> PROBLEM REQUIREMENTS
Retype exactly the lines from the first one through the line with "const ctx = document.getElementById('chart');", including both ends; skip any pictures.
....................
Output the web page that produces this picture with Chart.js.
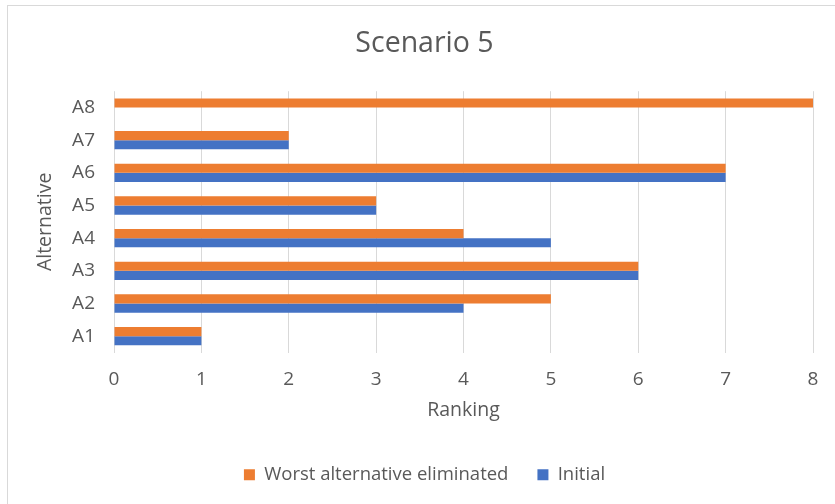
<!DOCTYPE html>
<html>
<head>
<meta charset="utf-8">
<script src="https://cdn.jsdelivr.net/npm/chart.js@4/dist/chart.umd.min.js"></script>
<style>
  html, body { margin: 0; padding: 0; background: #fff; }
  #frame { position: absolute; left: 7px; top: 5px; width: 900px; height: 600px; border: 1px solid #d9d9d9; }
  #wrap { position: absolute; left: 0; top: 0; width: 835px; height: 504px; }
</style>
</head>
<body>
<div id="frame"></div>
<div id="wrap"><canvas id="chart" width="835" height="504"></canvas></div>
<script>
// categories, bottom to top
const alternatives = ['A1', 'A2', 'A3', 'A4', 'A5', 'A6', 'A7', 'A8'];

// ranking values
const worstEliminated = [1, 5, 6, 4, 3, 7, 2, 8];
const initial = [1, 4, 6, 5, 3, 7, 2, null];

const rankingTicks = [0, 1, 2, 3, 4, 5, 6, 7, 8];

const textColor = '#595959';
const fontFamily = '"Open Sans", sans-serif';

const ctx = document.getElementById('chart');

new Chart(ctx, {
  type: 'bar',
  data: {
    labels: alternatives,
    datasets: [{
      label: 'Worst alternative eliminated',
      data: worstEliminated,
      backgroundColor: '#ED7D31',
      categoryPercentage: 0.56,
      barPercentage: 1
    }, {
      label: 'Initial',
      data: initial,
      backgroundColor: '#4472C4',
      categoryPercentage: 0.56,
      barPercentage: 1
    }]
  },
  options: {
    indexAxis: 'y',
    responsive: false,
    animation: false,
    layout: { padding: { left: 36, right: 22, top: 0, bottom: 10 } },
    scales: {
      x: {
        min: 0,
        max: 8,
        afterBuildTicks: (scale) => { scale.ticks = rankingTicks.map(v => ({ value: v })); },
        grid: { color: '#d9d9d9', lineWidth: 1, drawTicks: false },
        border: { display: false },
        ticks: { color: textColor, font: { family: fontFamily, size: 19 }, padding: 16 },
        title: {
          display: true,
          text: 'Ranking',
          color: textColor,
          font: { family: fontFamily, size: 19.5 },
          padding: { top: 4, bottom: 14 }
        },
        afterFit: (scale) => { scale.height = 84; }
      },
      y: {
        reverse: true,
        grid: { display: false, drawTicks: false },
        border: { display: false },
        ticks: { color: textColor, font: { family: fontFamily, size: 19 }, padding: 19 },
        title: {
          display: true,
          text: 'Alternative',
          color: textColor,
          font: { family: fontFamily, size: 19.5 },
          padding: { top: -2, bottom: 0 }
        },
        afterFit: (scale) => { scale.width = 78; }
      }
    },
    plugins: {
      title: {
        display: true,
        text: 'Scenario 5',
        color: textColor,
        font: { family: fontFamily, size: 28.5, weight: 'normal' },
        padding: { top: 27, bottom: 30 }
      },
      legend: {
        position: 'bottom',
        labels: {
          color: textColor,
          font: { family: fontFamily, size: 18.5 },
          boxWidth: 11,
          boxHeight: 11,
          padding: 29
        }
      },
      tooltip: { enabled: false }
    }
  }
});
</script>
</body>
</html>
....................
> CORRECT ANSWER
Output the web page that produces this picture with Chart.js.
<!DOCTYPE html>
<html>
<head>
<meta charset="utf-8">
<script src="https://cdn.jsdelivr.net/npm/chart.js@4/dist/chart.umd.min.js"></script>
<style>
  html, body { margin: 0; padding: 0; background: #fff; }
  #frame { position: absolute; left: 7px; top: 5px; width: 900px; height: 600px; border: 1px solid #d9d9d9; }
  #wrap { position: absolute; left: 0; top: 0; width: 835px; height: 504px; }
</style>
</head>
<body>
<div id="frame"></div>
<div id="wrap"><canvas id="chart" width="835" height="504"></canvas></div>
<script>
// categories, bottom to top
const alternatives = ['A1', 'A2', 'A3', 'A4', 'A5', 'A6', 'A7', 'A8'];

// ranking values
const worstEliminated = [1, 5, 6, 4, 3, 7, 2, 8];
const initial = [1, 4, 6, 5, 3, 7, 2, null];

const rankingTicks = [0, 1, 2, 3, 4, 5, 6, 7, 8];

const textColor = '#595959';
const fontFamily = '"Open Sans", sans-serif';

const ctx = document.getElementById('chart');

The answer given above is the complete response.